A number of California home builders are distancing the homeowner from the environment by apparently using Disneyland as a design model, incorporating bays, turrets and towers to invoke a quasi-European fantasy of the homeowner as feudal aristocrat.  Such designs are acceptable for fantastical public attractions, but are not a great model for private emulation.  Often the built landscape exudes this same estrangement from the natural environment. The regional, environmental garden calls for celebrating the beauty of our native surroundings rather than mowing, blowing, overwatering, and poisoning those surroundings to evoke an exotic neverland.

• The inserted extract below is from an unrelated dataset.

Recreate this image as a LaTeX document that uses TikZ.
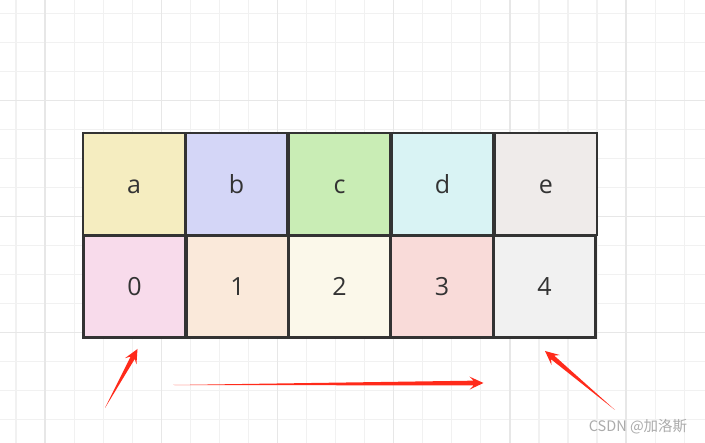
\documentclass[tikz,border=0pt]{standalone}
\usepackage{fontspec}
\setmainfont{Open Sans}
\newfontfamily\cjk{Noto Sans CJK SC}
\usetikzlibrary{calc}
\definecolor{gridminor}{HTML}{F1F1F1}
\definecolor{gridmajor}{HTML}{E7E7E7}
\definecolor{celledge}{HTML}{333333}
\definecolor{arrowred}{HTML}{FF2A1A}
\definecolor{ca}{HTML}{F5EDC0}
\definecolor{cb}{HTML}{D4D6F7}
\definecolor{cc}{HTML}{C9EDB5}
\definecolor{cd}{HTML}{D9F3F4}
\definecolor{ce}{HTML}{EFEBEA}
\definecolor{c0}{HTML}{F8DBEB}
\definecolor{c1}{HTML}{FAE9DA}
\definecolor{c2}{HTML}{FBF8EA}
\definecolor{c3}{HTML}{F9DBD9}
\definecolor{c4}{HTML}{F1F1F1}
\tikzset{
  cell/.style={draw=celledge, line width=2.6pt, rectangle, inner sep=0pt,
    minimum width=102pt, minimum height=102pt,
    text height=19pt, text depth=0pt, text=celledge,
    font=\fontsize{25}{25}\selectfont},
  watermark/.style={text=black!33, font=\cjk\fontsize{14.5}{14.5}\selectfont, inner sep=0pt},
}
\newcommand\taperarrow[2]{%
  \fill[arrowred] (#1)
    -- ($(#2)!10pt!(#1)!2.4pt!90:(#2)$)
    -- ($(#2)!14pt!(#1)!6.5pt!90:(#2)$)
    -- (#2)
    -- ($(#2)!14pt!(#1)!6.5pt!-90:(#2)$)
    -- ($(#2)!10pt!(#1)!2.4pt!-90:(#2)$)
    -- cycle;}
\begin{document}
\begin{tikzpicture}[x=1pt,y=-1pt]
\useasboundingbox (0,0) rectangle (705,443);
\fill[white] (0,0) rectangle (705,443);
% grid
\foreach \k in {0,...,23} {\draw[gridminor, line width=1.2pt] ({16+29.05*\k},0) -- ({16+29.05*\k},443);}
\foreach \k in {0,...,14} {\draw[gridminor, line width=1.2pt] (0,{13.5+29*\k}) -- (705,{13.5+29*\k});}
\foreach \k in {1,5,...,21} {\draw[gridmajor, line width=1.4pt] ({16+29.05*\k},0) -- ({16+29.05*\k},443);}
\foreach \k in {3,7,11} {\draw[gridmajor, line width=1.4pt] (0,{13.5+29*\k}) -- (705,{13.5+29*\k});}
% cells
\node[cell, fill=ca] (a) at (134,184) {a};
\node[cell, fill=cb] (b) at (236.5,184) {b};
\node[cell, fill=cc] (c) at (339.5,184) {c};
\node[cell, fill=cd] (d) at (442.5,184) {d};
\node[cell, fill=ce] (e) at (546,184) {e};
\node[cell, fill=c0] (n0) at (134.5,286.5) {0};
\node[cell, fill=c1] (n1) at (237.5,286.5) {1};
\node[cell, fill=c2] (n2) at (339.5,286.5) {2};
\node[cell, fill=c3] (n3) at (442,286.5) {3};
\node[cell, fill=c4] (n4) at (544.5,286.5) {4};
% arrows
\coordinate (t1) at (105,408);
\coordinate (h1) at (137.5,349);
\coordinate (t2) at (173,385);
\coordinate (h2) at (483.5,383);
\coordinate (t3) at (615,410);
\coordinate (h3) at (545,351);
\taperarrow{t1}{h1}
\taperarrow{t2}{h2}
\taperarrow{t3}{h3}
% watermark
\node[watermark] (wm) at (638,426.5) {CSDN @加洛斯};
\end{tikzpicture}
\end{document}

The first thing that potential clients usually tell me is that they want an “English garden.” To the average Californian, this means armloads of flowers dripping off of everything, effortlessly, in perpetuity. This doesn’t really happen in England or anywhere else. As a designer, my job is to translate this request into terms that make sense both for the real world and for our climate, which is about as unlike England’s as can be. I call it “Californicating the English Garden Myth.” When we agree that “English” translates to mean “informal” with lots of flowering shrubs and perennials, and with something in bloom during all seasons, we can blend native and mediterranean plantings into our design, rather than undertaking the constant battle of keeping traditionally English plants alive in an unsuitable environment.

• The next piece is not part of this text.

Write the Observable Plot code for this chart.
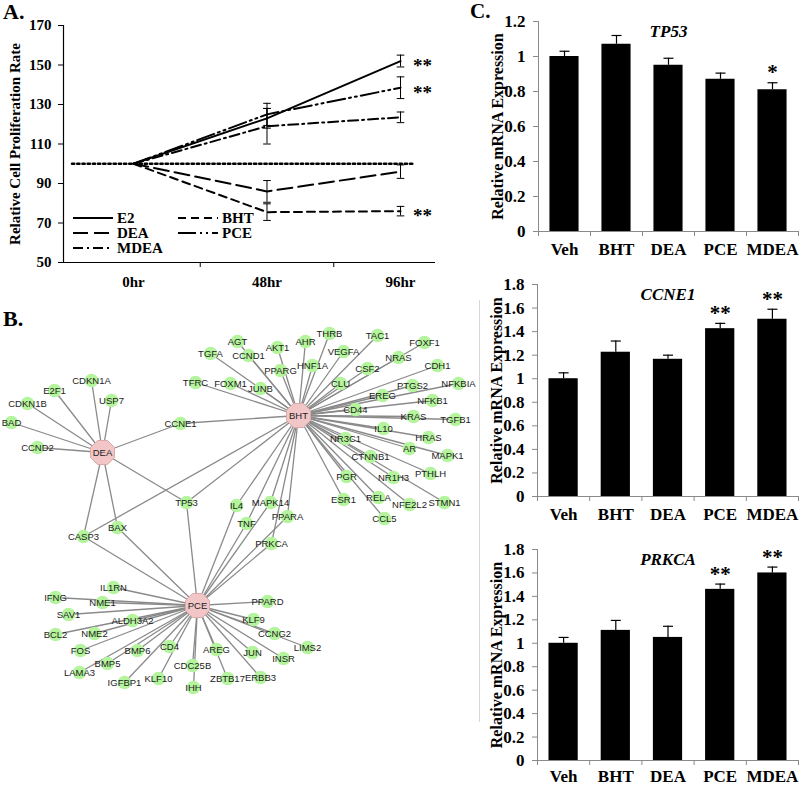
<!DOCTYPE html>
<html>
<head>
<meta charset="utf-8">
<script src="https://cdn.jsdelivr.net/npm/d3@7"></script>
<script src="https://cdn.jsdelivr.net/npm/@observablehq/plot@0.6"></script>
<style>
  html, body { margin: 0; padding: 0; background: #fff; }
  #wrap { position: relative; width: 800px; height: 786px; overflow: hidden; background: #fff;
          font-family: "Liberation Serif", "Times New Roman", serif; }
  .panel { position: absolute; }
  .panel svg { display: block; max-width: none; }
  .tag { position: absolute; font-weight: bold; line-height: 1.1; font-family: "Liberation Serif", "Times New Roman", serif; }
  .frameline { position: absolute; border-left: 1px solid #d8d8d8; }
</style>
</head>
<body>
<div id="wrap">
  <div class="panel" id="panelB" style="left:0;top:320px;"></div>
  <div class="panel" id="panelA" style="left:0;top:0;"></div>
  <div class="panel" id="legendA" style="left:0;top:0;pointer-events:none;"></div>
  <div class="frameline" style="left:479px;top:300px;height:422px;"></div>
  <div class="panel" id="panelC1" style="left:470px;top:0;"></div>
  <div class="panel" id="panelC2" style="left:470px;top:260px;"></div>
  <div class="panel" id="panelC3" style="left:470px;top:516px;"></div>
  <div class="tag" style="left:3px;top:0px;font-size:22px;">A.</div>
  <div class="tag" style="left:3px;top:307px;font-size:22px;">B.</div>
  <div class="tag" style="left:470px;top:0px;font-size:21px;">C.</div>
</div>
<script>
// ---------------- Panel A data ----------------
const timeLabels = ["0hr", "48hr", "96hr"];
const timeIndex = [0, 1, 2];
const seriesNames = ["E2", "DEA", "MDEA", "BHT", "PCE"];
const e2Values   = [100, 123, 152];
const e2Err      = [0, 5, 3];
const deaValues  = [100, 86, 96];
const deaErr     = [0, 5.5, 3.4];
const mdeaValues = [100, 119, 123.5];
const mdeaErr    = [0, 9, 2.7];
const bhtValues  = [100, 75.5, 76];
const bhtErr     = [0, 4.2, 2.4];
const pceValues  = [100, 125, 138.5];
const pceErr     = [0, 5.6, 5.5];
const sigSeriesA = ["E2", "PCE", "BHT"];
const sigTextA = "**";
const baselineValue = 100;
const baselineExtent = [-0.46, 2.1];
const xExtentA = [-0.524, 2.262];
const yDomainA = [50, 170];
const yTicksA = [50, 70, 90, 110, 130, 150, 170];
const yLabelA = "Relative Cell Proliferation Rate";

// ---------------- Panel C data ----------------
const treatments = ["Veh", "BHT", "DEA", "PCE", "MDEA"];
const tp53Values  = [1.00, 1.07, 0.95, 0.87, 0.81];
const tp53Err     = [0.03, 0.05, 0.04, 0.035, 0.04];
const tp53Sig     = ["", "", "", "", "*"];
const ccne1Values = [1.00, 1.225, 1.165, 1.425, 1.505];
const ccne1Err    = [0.05, 0.095, 0.035, 0.045, 0.085];
const ccne1Sig    = ["", "", "", "**", "**"];
const prkcaValues = [1.00, 1.11, 1.05, 1.46, 1.60];
const prkcaErr    = [0.05, 0.085, 0.095, 0.045, 0.05];
const prkcaSig    = ["", "", "", "**", "**"];
const yLabelC = "Relative mRNA Expression";

// ---------------- Panel B data (network) ----------------
const hubNames = ["DEA", "BHT", "PCE"];
const deaTargets = ["CDKN1A", "E2F1", "USP7", "CDKN1B", "BAD", "CCND2", "CCNE1", "TP53", "CASP3", "BAX"];
const bhtTargets = ["AGT", "TGFA", "CCND1", "AKT1", "AHR", "THRB", "TAC1", "FOXF1", "VEGFA", "HNF1A", "PPARG",
  "NRAS", "CSF2", "CDH1", "CLU", "FOXM1", "JUNB", "TFRC", "PTGS2", "NFKBIA", "EREG", "NFKB1", "CD44", "KRAS",
  "TGFB1", "IL10", "HRAS", "NR3C1", "AR", "MAPK1", "CTNNB1", "PTHLH", "NR1H3", "PGR", "ESR1", "RELA", "NFE2L2",
  "STMN1", "CCL5", "CCNE1", "TP53", "CASP3", "IL4", "TNF", "MAPK14", "PPARA", "PRKCA"];
const pceTargets = ["IL1RN", "IFNG", "NME1", "SAV1", "ALDH3A2", "BCL2", "NME2", "FOS", "BMP6", "CD4", "BMP5",
  "LAMA3", "IGFBP1", "KLF10", "CDC25B", "IHH", "AREG", "ZBTB17", "PPARD", "KLF9", "CCNG2", "LIMS2", "JUN",
  "INSR", "ERBB3", "TP53", "CASP3", "BAX", "IL4", "TNF", "MAPK14", "PPARA", "PRKCA"];
// network layout
const networkLayout = [
  ["DEA",102,452],["BHT",298,415],["PCE",197,605],
  ["CDKN1A",91,380],["E2F1",54,390],["USP7",111,400],["CDKN1B",27,403],["BAD",11,422],["CCND2",37,447],
  ["CCNE1",180,423],["TP53",186,502],["CASP3",83,536],["BAX",117,527],
  ["IL4",236,505],["TNF",246,523],["MAPK14",270,502],["PPARA",287,516],["PRKCA",271,543],
  ["AGT",237,341],["TGFA",210,353],["CCND1",248,355],["AKT1",277,347],["AHR",305,341],["THRB",329,333],
  ["TAC1",377,335],["FOXF1",424,342],["VEGFA",343,351],["HNF1A",312,365],["PPARG",280,370],["NRAS",398,357],
  ["CSF2",367,368],["CDH1",437,365],["CLU",340,383],["FOXM1",230,383],["JUNB",260,388],["TFRC",195,382],
  ["PTGS2",412,385],["NFKBIA",458,383],["EREG",382,395],["NFKB1",432,400],["CD44",355,409],["KRAS",413,416],
  ["TGFB1",455,419],["IL10",383,428],["HRAS",428,437],["NR3C1",345,438],["AR",409,448],["MAPK1",447,455],
  ["CTNNB1",370,456],["PTHLH",430,473],["NR1H3",393,477],["PGR",346,476],["ESR1",343,499],["RELA",378,497],
  ["NFE2L2",409,504],["STMN1",444,502],["CCL5",384,518],
  ["IL1RN",113,587],["IFNG",55,597],["NME1",102,602],["SAV1",68,614],["ALDH3A2",132,620],["BCL2",55,634],
  ["NME2",94,633],["FOS",80,650],["BMP6",137,650],["CD4",169,646],["BMP5",107,663],["LAMA3",79,672],
  ["IGFBP1",124,682],["KLF10",158,678],["CDC25B",192,665],["IHH",193,687],["AREG",216,649],["ZBTB17",227,678],
  ["PPARD",267,601],["KLF9",253,619],["CCNG2",274,633],["LIMS2",307,647],["JUN",252,652],["INSR",283,658],
  ["ERBB3",260,677]
];

// ---------------- helpers ----------------
const SERIF = "'Liberation Serif','Times New Roman',serif";
const capSymbol = { draw(ctx, size) { const w = Math.sqrt(size / Math.PI); ctx.moveTo(-w, 0); ctx.lineTo(w, 0); } };
const octagonSymbol = { draw(ctx, size) {
  const r = Math.sqrt(size / Math.PI) * 1.04;
  for (let k = 0; k < 8; k++) {
    const a = Math.PI / 8 + k * Math.PI / 4;
    const px = r * Math.cos(a), py = r * Math.sin(a);
    if (k === 0) ctx.moveTo(px, py); else ctx.lineTo(px, py);
  }
  ctx.closePath();
}};

// ---------------- Panel A ----------------
const valuesBySeries = { E2: e2Values, DEA: deaValues, MDEA: mdeaValues, BHT: bhtValues, PCE: pceValues };
const errBySeries = { E2: e2Err, DEA: deaErr, MDEA: mdeaErr, BHT: bhtErr, PCE: pceErr };
const dashBySeries = { E2: null, DEA: "15,6", MDEA: "10,4,2,4", BHT: "8,5", PCE: "18,4,2,4,2,4" };
const rowsA = seriesNames.flatMap(s => timeIndex.map(t => ({ series: s, t, value: valuesBySeries[s][t], err: errBySeries[s][t] })));
const errRowsA = rowsA.filter(d => d.err > 0);
const sigRowsA = sigSeriesA.map(s => ({ series: s, t: 2, value: valuesBySeries[s][2], text: sigTextA }));
const baselineRows = baselineExtent.map(x => ({ x, y: baselineValue }));

const plotA = Plot.plot({
  width: 440, height: 300,
  marginLeft: 63, marginRight: 5, marginTop: 25, marginBottom: 38,
  x: { domain: xExtentA, label: null },
  y: { domain: yDomainA, label: null },
  style: `background: transparent; color: #000; font: bold 15px ${SERIF};`,
  marks: [
    Plot.line(baselineRows, { x: "x", y: "y", stroke: "#000", strokeWidth: 2.6, strokeDasharray: "2.2,3" }),
    ...seriesNames.map(s => Plot.line(rowsA.filter(d => d.series === s), {
      x: "t", y: "value", stroke: "#000", strokeWidth: 2, strokeDasharray: dashBySeries[s] || undefined
    })),
    Plot.ruleX(errRowsA, { x: "t", y1: d => d.value - d.err, y2: d => d.value + d.err, stroke: "#000", strokeWidth: 1 }),
    Plot.dot(errRowsA, { x: "t", y: d => d.value + d.err, symbol: capSymbol, r: 3.8, stroke: "#000", fill: "none", strokeWidth: 1 }),
    Plot.dot(errRowsA, { x: "t", y: d => d.value - d.err, symbol: capSymbol, r: 3.8, stroke: "#000", fill: "none", strokeWidth: 1 }),
    Plot.text(sigRowsA, { x: "t", y: "value", text: "text", dx: 22, dy: 5, fontSize: 19, fontWeight: "bold" }),
    Plot.ruleY([yDomainA[0]], { stroke: "#000", strokeWidth: 1.2 }),
    Plot.ruleX([xExtentA[0]], { stroke: "#000", strokeWidth: 1.2 }),
    Plot.axisY({ ticks: yTicksA, tickSize: 5, tickPadding: 7, label: null, stroke: "#000" }),
    Plot.axisX({ ticks: [0.5, 1.5], tickSize: 5, tickFormat: () => "", label: null, stroke: "#000" }),
    Plot.axisX({ ticks: timeIndex, tickSize: 0, tickPadding: 14, tickFormat: i => timeLabels[i], label: null }),
    Plot.text([yLabelA], { frameAnchor: "left", textAnchor: "middle", rotate: -90, dx: -48, text: d => d, fontSize: 15, fontWeight: "bold" })
  ]
});
document.getElementById("panelA").appendChild(plotA);

// legend for panel A (drawn inside plot area)
(function () {
  const svg = d3.create("svg").attr("width", 440).attr("height", 300)
    .style("font", `bold 15px ${SERIF}`).style("display", "block");
  const items = [
    { s: "E2", x: 73, y: 218 }, { s: "BHT", x: 178, y: 218 },
    { s: "DEA", x: 73, y: 233 }, { s: "PCE", x: 178, y: 233 },
    { s: "MDEA", x: 73, y: 248 }
  ];
  for (const it of items) {
    const ln = svg.append("line").attr("x1", it.x).attr("x2", it.x + 40).attr("y1", it.y).attr("y2", it.y)
      .attr("stroke", "#000").attr("stroke-width", 2);
    if (dashBySeries[it.s]) ln.attr("stroke-dasharray", dashBySeries[it.s]);
    svg.append("text").attr("x", it.x + 44).attr("y", it.y + 5).text(it.s);
  }
  document.getElementById("legendA").appendChild(svg.node());
})();

// ---------------- Panel B ----------------
const nodePos = new Map(networkLayout.map(([id, x, y]) => [id, { id, x, y }]));
const edges = [
  ...deaTargets.map(t => ["DEA", t]),
  ...bhtTargets.map(t => ["BHT", t]),
  ...pceTargets.map(t => ["PCE", t])
].map(([a, b]) => ({ x1: nodePos.get(a).x, y1: nodePos.get(a).y, x2: nodePos.get(b).x, y2: nodePos.get(b).y }));
const allNodes = networkLayout.map(([id, x, y]) => ({ id, x, y, hub: hubNames.includes(id) }));

const plotB = Plot.plot({
  width: 480, height: 410, margin: 0,
  x: { domain: [0, 480], range: [0, 480], axis: null },
  y: { domain: [320, 730], range: [0, 410], axis: null },
  style: "background: transparent; font: 9.5px 'Liberation Sans', Arial, sans-serif;",
  marks: [
    Plot.link(edges, { x1: "x1", y1: "y1", x2: "x2", y2: "y2", stroke: "#8a8a8a", strokeWidth: 1.3 }),
    Plot.dot(allNodes.filter(d => !d.hub), { x: "x", y: "y", r: 6.8, fill: "#b4f49c" }),
    Plot.dot(allNodes.filter(d => d.hub), { x: "x", y: "y", r: 12.5, symbol: octagonSymbol, fill: "#f2c6c6", stroke: "#dba9a9", strokeWidth: 1 }),
    Plot.text(allNodes, { x: "x", y: "y", text: "id", fill: "#1c1c1c", fontSize: 9.5 })
  ]
});
document.getElementById("panelB").appendChild(plotB);

// ---------------- Panel C ----------------
function barChart({ values, errs, sigs, title, yMax, height, marginTop, marginBottom, marginLeft, labelPad }) {
  const rows = treatments.map((c, i) => ({ c, i, value: values[i], err: errs[i], sig: sigs[i] }));
  const ticks = d3.range(0, Math.round(yMax / 0.2) + 1).map(k => +(k * 0.2).toFixed(1));
  return Plot.plot({
    width: 330, height, marginLeft, marginRight: 2, marginTop, marginBottom,
    x: { domain: [-0.5, 4.5], label: null },
    y: { domain: [0, yMax], label: null },
    style: `background: transparent; color: #000; font: bold 17px ${SERIF}; overflow: visible;`,
    marks: [
      Plot.rect(rows, { x1: d => d.i - 0.28, x2: d => d.i + 0.28, y1: 0, y2: "value", fill: "#000" }),
      Plot.ruleX(rows, { x: "i", y1: "value", y2: d => d.value + d.err, stroke: "#000", strokeWidth: 1.2 }),
      Plot.dot(rows, { x: "i", y: d => d.value + d.err, symbol: capSymbol, r: 5, stroke: "#000", fill: "none", strokeWidth: 1.2 }),
      Plot.text(rows, { x: "i", y: d => d.value + d.err, text: "sig", dy: -10, fontSize: 21, fontWeight: "bold" }),
      Plot.ruleY([0], { stroke: "#8a8a8a" }),
      Plot.ruleX([-0.5], { stroke: "#8a8a8a" }),
      Plot.axisY({ ticks, tickSize: 5, tickPadding: 8, tickFormat: d => String(+d.toFixed(1)), label: null, stroke: "#8a8a8a" }),
      Plot.axisX({ ticks: [-0.5, 0.5, 1.5, 2.5, 3.5, 4.5], tickSize: 5, tickFormat: () => "", label: null, stroke: "#8a8a8a" }),
      Plot.axisX({ ticks: [0, 1, 2, 3, 4], tickSize: 0, tickPadding: labelPad, tickFormat: i => treatments[i], label: null }),
      Plot.text([title], { frameAnchor: "top", text: d => d, fontStyle: "italic", fontWeight: "bold", fontSize: 17, dy: 3 }),
      Plot.text([yLabelC], { frameAnchor: "left", textAnchor: "middle", rotate: -90, dx: -41, text: d => d, fontSize: 16, fontWeight: "bold" })
    ]
  });
}
document.getElementById("panelC1").appendChild(barChart({
  values: tp53Values, errs: tp53Err, sigs: tp53Sig, title: "TP53", yMax: 1.2,
  height: 262, marginTop: 21, marginBottom: 31, marginLeft: 68, labelPad: 11
}));
document.getElementById("panelC2").appendChild(barChart({
  values: ccne1Values, errs: ccne1Err, sigs: ccne1Sig, title: "CCNE1", yMax: 1.8,
  height: 262, marginTop: 24, marginBottom: 26, marginLeft: 67, labelPad: 11
}));
document.getElementById("panelC3").appendChild(barChart({
  values: prkcaValues, errs: prkcaErr, sigs: prkcaSig, title: "PRKCA", yMax: 1.8,
  height: 270, marginTop: 33, marginBottom: 26, marginLeft: 67, labelPad: 9
}));
</script>
</body>
</html>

I hope to make the transition to sustainable horticulture easier for my friends and clients by sharing some of the information and opinions that I use in my practice as a gardener and landscape designer. Conserving water, detoxifying air and soil, reducing fire risk and minimizing damage by animals can become a challenge and a pleasure by following simple guidelines in garden design. This booklet is based on research from such diverse sources as Sunset Magazine, the U.C. Division of Agriculture, the East Bay Municipal Utility District, and my friends, neighbors and fellow gardeners.

A potential client recently told me she hated shrubs and ground covers and didn’t much like grass or trees! If I could ask one favor of my readers, it would be to momentarily set aside all preconceptions and prejudices.  It won’t happen all at once, but if we each make small changes in our garden habits, the cumulative effect will be a better future for us all. Although it requires planning, a change in attitudes, and breaking old habits, the benefits of creating an environmentally safe, regional garden include freedom from the frustrations of fighting Nature, lessening of the possibility of chemical poisoning from exposure to toxic chemicals and the bottom line is: it costs less!